Implementing DNS rigorously often introduces additional operational overhead, requiring organisations to weigh resilience and integrity controls against latency, complexity, and administrative burden.

  • Service-to-service requests in an agentic system resolve tool endpoints through DNS before a workload presents its NHI credentials, so stale or poisoned records can redirect execution to an unintended service.
  • Email security depends on DNS records such as MX, SPF, DKIM, and DMARC, which influence whether messages are delivered, rejected, or trusted by downstream systems.
  • Identity providers and SSO portals rely on DNS for federation endpoints, making domain takeover or record tampering a direct risk to authentication availability.
  • The DeepSeek breach illustrates how exposed data and infrastructure weaknesses can cascade into broader trust failures when control layers are not tightly governed.
  • Security teams use DNS monitoring to spot unusual query patterns, such as sudden lookups to newly registered domains, which may indicate credential theft, command-and-control activity, or AI service abuse.

Authoritative DNS operation and threat handling are usually paired with NIST Cybersecurity Framework 2.0 outcomes, especially where continuity and integrity are required across critical services.

Why It Matters in NHI Security

DNS failures become NHI incidents when agents, scripts, and service accounts can no longer reach the systems that issue, validate, or consume credentials. A poisoned record can misroute traffic to a lookalike endpoint, while an outage can prevent token exchange, certificate renewal, or email-based recovery. That is why DNS sits inside the trust boundary for both machine identity and access orchestration.

This matters especially when secrets are already at risk. NHIMG research shows that when AWS credentials are exposed publicly, attackers attempt access within an average of 17 minutes, and as quickly as 9 minutes in some cases, which means DNS-driven redirection or reconnaissance can become an immediate follow-on tactic. The LLMjacking: How Attackers Hijack AI Using Compromised NHIs research also shows how quickly compromised identities can be turned into active abuse. DNS therefore belongs in secret-adjacent controls, not just network uptime planning.

Organisations typically encounter the operational cost of DNS weakness only after an outage, spoofing event, or credential abuse investigation, at which point DNS becomes operationally unavoidable to address.

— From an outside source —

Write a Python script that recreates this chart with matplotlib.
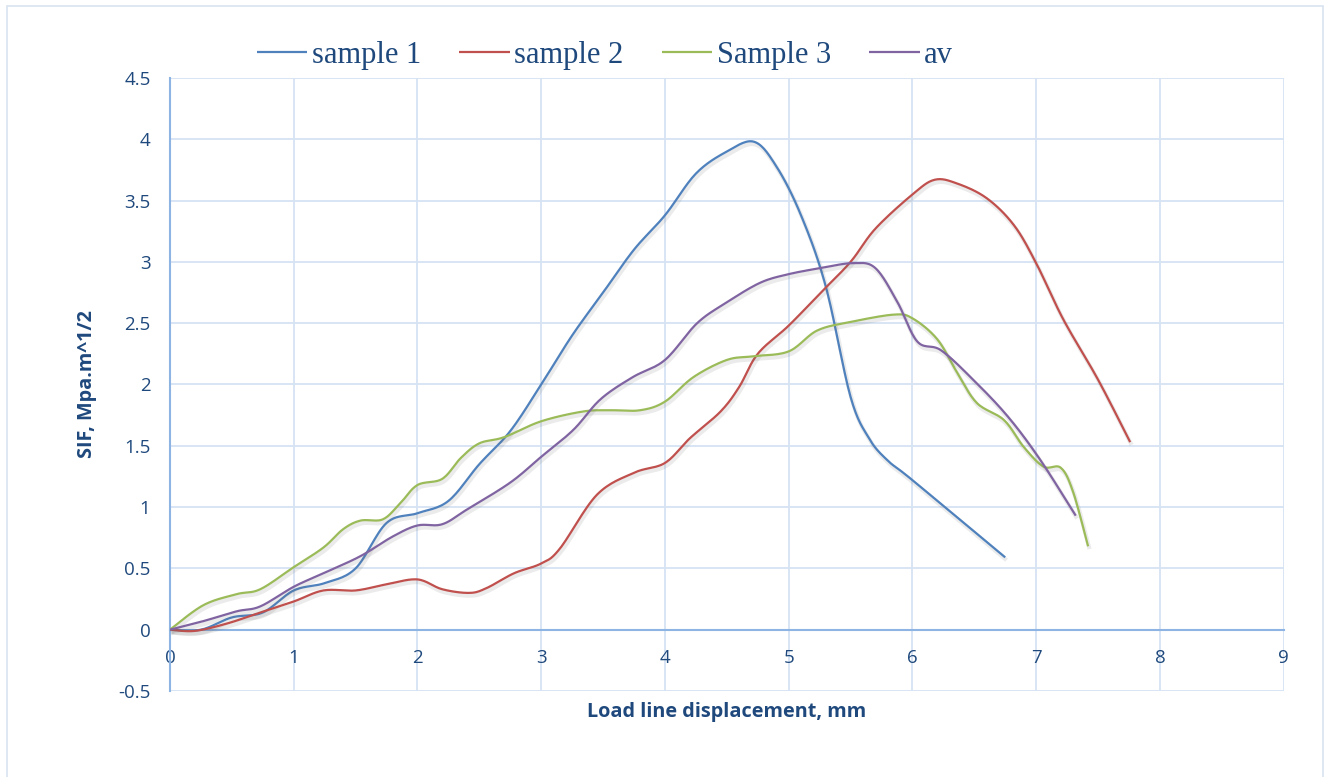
import numpy as np
import matplotlib.pyplot as plt
import matplotlib.patheffects as pe
from matplotlib.patches import Rectangle

# load line displacement (mm) vs SIF readings
x1 = [0, 0.25, 0.5, 0.75, 1.0, 1.25, 1.5, 1.75, 2.0, 2.25, 2.5, 2.75, 3.0, 3.25, 3.5,
      3.75, 4.0, 4.25, 4.5, 4.72, 4.9, 5.1, 5.3, 5.5, 5.65, 5.8, 6.0, 6.75]
y1 = [0, 0.0, 0.1, 0.14, 0.32, 0.38, 0.5, 0.87, 0.95, 1.05, 1.35, 1.62, 2.0, 2.4, 2.75,
      3.1, 3.38, 3.72, 3.9, 3.98, 3.78, 3.38, 2.8, 1.9, 1.56, 1.38, 1.22, 0.59]

x2 = [0, 0.2, 0.46, 0.73, 1.0, 1.24, 1.5, 1.75, 2.0, 2.2, 2.42, 2.56, 2.78, 3.0, 3.15,
      3.45, 3.75, 4.0, 4.2, 4.45, 4.6, 4.75, 5.0, 5.26, 5.5, 5.7, 6.0, 6.18, 6.36,
      6.6, 6.82, 7.0, 7.22, 7.5, 7.76]
y2 = [0, -0.01, 0.05, 0.14, 0.23, 0.32, 0.32, 0.37, 0.41, 0.33, 0.3, 0.34, 0.46, 0.54, 0.66,
      1.1, 1.28, 1.36, 1.56, 1.78, 1.98, 2.25, 2.48, 2.75, 3.0, 3.27, 3.55, 3.67, 3.64,
      3.52, 3.3, 2.99, 2.53, 2.04, 1.53]

x3 = [0, 0.27, 0.54, 0.73, 1.0, 1.24, 1.4, 1.54, 1.72, 1.86, 2.0, 2.2, 2.35, 2.5, 2.7,
      3.0, 3.34, 3.56, 3.8, 4.0, 4.23, 4.5, 4.71, 5.0, 5.23, 5.5, 5.85, 6.0, 6.2, 6.36,
      6.52, 6.74, 6.9, 7.06, 7.2, 7.3, 7.42]
y3 = [0, 0.2, 0.29, 0.33, 0.51, 0.67, 0.82, 0.89, 0.9, 1.03, 1.18, 1.23, 1.4, 1.52, 1.57,
      1.7, 1.78, 1.79, 1.79, 1.86, 2.06, 2.2, 2.23, 2.27, 2.44, 2.51, 2.57, 2.54, 2.37, 2.1,
      1.85, 1.71, 1.49, 1.33, 1.32, 1.12, 0.68]

x4 = [0, 0.27, 0.54, 0.73, 1.0, 1.24, 1.54, 1.8, 2.0, 2.2, 2.4, 2.75, 3.0, 3.26, 3.48,
      3.74, 4.0, 4.26, 4.5, 4.77, 5.0, 5.26, 5.52, 5.7, 5.88, 6.04, 6.23, 6.49, 6.77,
      7.03, 7.32]
y4 = [0, 0.07, 0.15, 0.19, 0.35, 0.46, 0.6, 0.76, 0.85, 0.86, 0.98, 1.2, 1.41, 1.63, 1.88,
      2.06, 2.2, 2.5, 2.67, 2.83, 2.9, 2.95, 2.99, 2.95, 2.67, 2.35, 2.28, 2.04, 1.74,
      1.39, 0.93]

names = ['sample 1', 'sample 2', 'Sample 3', 'av']
colors = ['#4F81BD', '#C0504D', '#9BBB59', '#8064A2']

x_ticks = np.arange(0, 10, 1)
y_ticks = np.arange(-0.5, 5.0, 0.5)


def smooth(x, y, n=16):
    # catmull-rom style smoothing, like a spreadsheet "smoothed line"
    x = np.asarray(x, float)
    y = np.asarray(y, float)
    px = np.concatenate([[x[0]], x, [x[-1]]])
    py = np.concatenate([[y[0]], y, [y[-1]]])
    ox, oy = [], []
    t = np.linspace(0, 1, n, endpoint=False)
    for i in range(1, len(px) - 2):
        p0, p1, p2, p3 = (np.array([px[j], py[j]]) for j in range(i - 1, i + 3))
        c1 = p1 + (p2 - p0) / 6
        c2 = p2 - (p3 - p1) / 6
        for tt in t:
            b = ((1 - tt) ** 3) * p1 + 3 * ((1 - tt) ** 2) * tt * c1 + 3 * (1 - tt) * tt ** 2 * c2 + tt ** 3 * p2
            ox.append(b[0])
            oy.append(b[1])
    ox.append(x[-1])
    oy.append(y[-1])
    return ox, oy


fig = plt.figure(figsize=(13.31, 7.77), dpi=100)
ax = fig.add_axes([0.1277, 0.1107, 0.8367, 0.7889])

# outer frame of the chart
fig.patches.append(Rectangle((7 / 1331, -0.01), 1316 / 1331, 1 - 6 / 777 + 0.01,
                             transform=fig.transFigure, fill=False,
                             edgecolor='#D9E3F0', linewidth=1.2))

axis_blue = '#8EB4E3'
grid_blue = '#D6E3F3'
text_blue = '#1F497D'

shadow = [pe.SimpleLineShadow(offset=(1, -2), shadow_color='#666666', alpha=0.13, linewidth=3.0),
          pe.Normal()]

for xs, ys, c, nm in zip([x1, x2, x3, x4], [y1, y2, y3, y4], colors, names):
    sx, sy = smooth(xs, ys)
    ax.plot(sx, sy, color=c, lw=1.6, label=nm, path_effects=shadow, zorder=3,
            solid_capstyle='butt')

ax.set_xlim(0, 9)
ax.set_ylim(-0.5, 4.5)
ax.set_xticks(x_ticks)
ax.set_yticks(y_ticks)
ax.set_yticklabels(['-0.5', '0', '0.5', '1', '1.5', '2', '2.5', '3', '3.5', '4', '4.5'])
ax.grid(True, color=grid_blue, lw=1.3, zorder=0)
ax.set_axisbelow(True)

for s in ['top', 'right']:
    ax.spines[s].set_visible(False)
ax.spines['left'].set_color(axis_blue)
ax.spines['left'].set_linewidth(1.5)
ax.spines['bottom'].set_position(('data', 0))
ax.spines['bottom'].set_color(axis_blue)
ax.spines['bottom'].set_linewidth(1.5)
ax.spines['bottom'].set_zorder(2)

ax.tick_params(length=0, labelsize=13.5, labelcolor=text_blue)
ax.tick_params(axis='x', pad=14)
ax.tick_params(axis='y', pad=14)
for lab in ax.get_xticklabels() + ax.get_yticklabels():
    lab.set_family('Open Sans')

ax.set_xlabel('Load line displacement, mm', fontsize=14.3, fontweight='bold',
              color=text_blue, family='Open Sans')
ax.xaxis.label.set_va('center')
ax.xaxis.set_label_coords(0.5, -0.0343)
ax.set_ylabel('SIF, Mpa.m^1/2', fontsize=14.3, fontweight='bold',
              color=text_blue, family='Open Sans')
ax.yaxis.label.set_va('center')
ax.yaxis.set_label_coords(-0.0746, 0.5)

leg = fig.legend(loc='center', bbox_to_anchor=(0.4545, 0.929), ncol=4, frameon=False,
                 prop={'family': 'Liberation Serif', 'size': 22},
                 handlelength=1.65, handletextpad=0.15, columnspacing=1.25,
                 borderaxespad=0.0)
for t in leg.get_texts():
    t.set_color(text_blue)
for h in leg.get_lines():
    h.set_path_effects([])
    h.set_linewidth(1.6)

fig.savefig('out.png', dpi=100)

Standards & Framework Alignment

This section maps relevant standards and security frameworks to the operational risks and controls described in this guidance.

OWASP Non-Human Identity Top 10 address the attack and risk surface, while NIST CSF 2.0 and NIST Zero Trust (SP 800-207) set the governance and control requirements practitioners need to meet.

Framework Control / Reference Relevance
OWASP Non-Human Identity Top 10 DNS underpins service discovery and can redirect NHI-authenticated machine traffic.
NIST CSF 2.0 PR.DS DNS integrity and availability support protected data flows and trustworthy service reachability.
NIST Zero Trust (SP 800-207) Zero trust relies on verified routing and secure service discovery, both affected by DNS.

Monitor DNS dependencies and harden records to preserve trusted machine-to-machine communication.